After a nearly nine-year-long career break to be a stay-at-home mom, I decided to return to the workforce. I was a software engineer for more than 15 years prior to staying at home, but wanted to venture on a new path. My goal was to be a salesforce administrator, so I embarked on a self-learning journey within the salesforce ecosystem. And I could not have done it without my staffing firm.

As I traversed the trail to becoming certified and rejoining the workforce, a couple of questions remained: How do I gain the necessary experience that many companies require — and would they be willing to overlook that gap in my résumé? Then I came across a staffing firm that focuses on helping moms get back into the workforce after a career break, with a focus on IT and HR industries.

Bingo! I reached out and discovered the company was recruiting for a CRM business analyst position, which was exactly what I was looking for.

Refreshing skills. While submitting me as a candidate for the position, they also worked to get me relevant and ready to rejoin the workforce. Through its program dedicated to helping returning workers like me refresh their skills, I was able to get hands-on experience by working on mock-up projects. They also coached and mentored me through the whole process, from résumé writing to improving my interview skills. My confidence level rose and by the time the interview came around, I was ready to face it with self-assurance.

As of this writing, I have been working as a consultant for more than a month, and it has been an exhilarating experience.

Returning to the workforce after nine years can be a little daunting, especially given how quickly technology changes. It took me a while to get used to communicating with others over Zoom meetings or on Skype, for example, but once I started doing it, I wondered how we ever used to work without them! This is probably the biggest change I have seen. Collaboration is done seamlessly over such platforms and it has become a norm to work on projects with people working remotely. My staffing firm was great in training me on such platforms.

One challenge of being a consultant is I do not belong to a team, and I miss the team camaraderie I used to feel in my previous jobs as a full-time employee.

While I will give my all despite lacking that camaraderie, I do think projects benefit when all workers feel part of the unit. Staffing firms can help by encouraging their client companies to foster a team that includes their consultants.
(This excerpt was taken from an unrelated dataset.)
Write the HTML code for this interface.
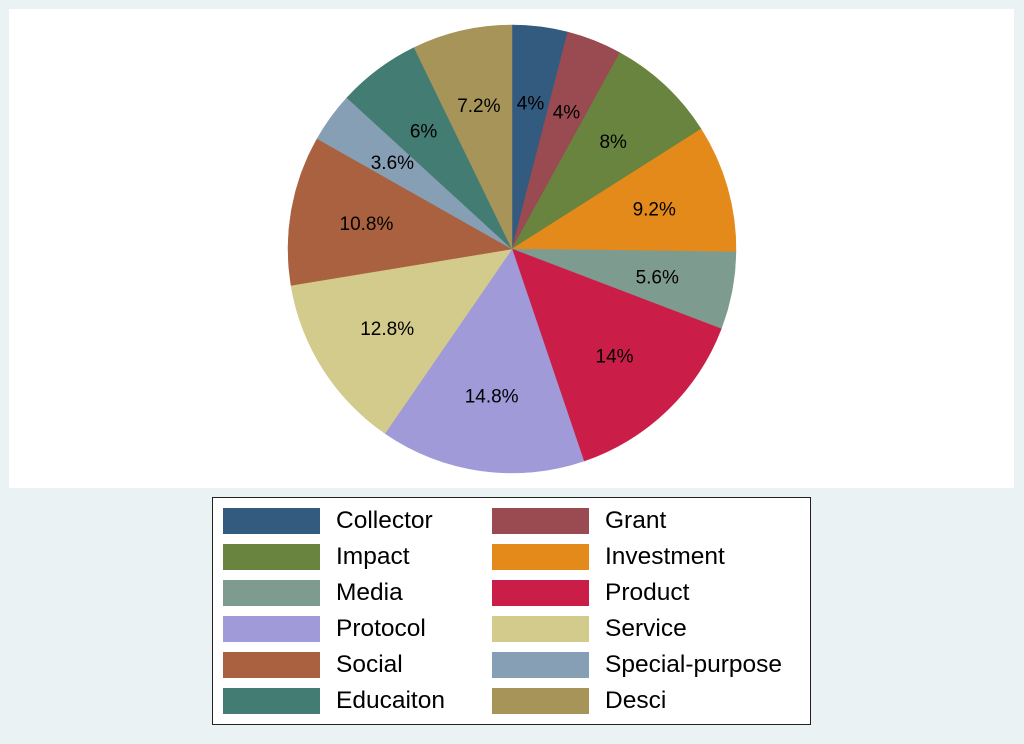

Untapped pool. The unemployment rate continues to edge downward, and businesses continue to complain of a skills and worker shortage. Yet there are many out there like me, whether out of the workforce by choice or perhaps those who had given up after prolonged poor luck. What if other staffing firms created programs like the one I am working for now? While I was out of the workforce for nine years, it doesn’t take nearly that long for skills to become stale. And just as I was lucky enough to be able to gain necessary skills quickly — with support — so may others with the help of the right programs in place to fill in those gaps.

I have learned that aligning your skill set with the industry’s needs is what matters. With appropriate training, it took me hardly any time to feel I was back in the game. My biggest advice to someone trying to relaunch their careers is not to underestimate yourself. And to staffing firms, don’t underestimate them! With a little support, we can freshen up our skills and be marketable. Putting us to work helps us, but also your bottom line. Given the war for skilled workers, returning moms can be a great source of talent for you and your clients. So, get with the program, educate your clients and come up with creative ways to put us to work.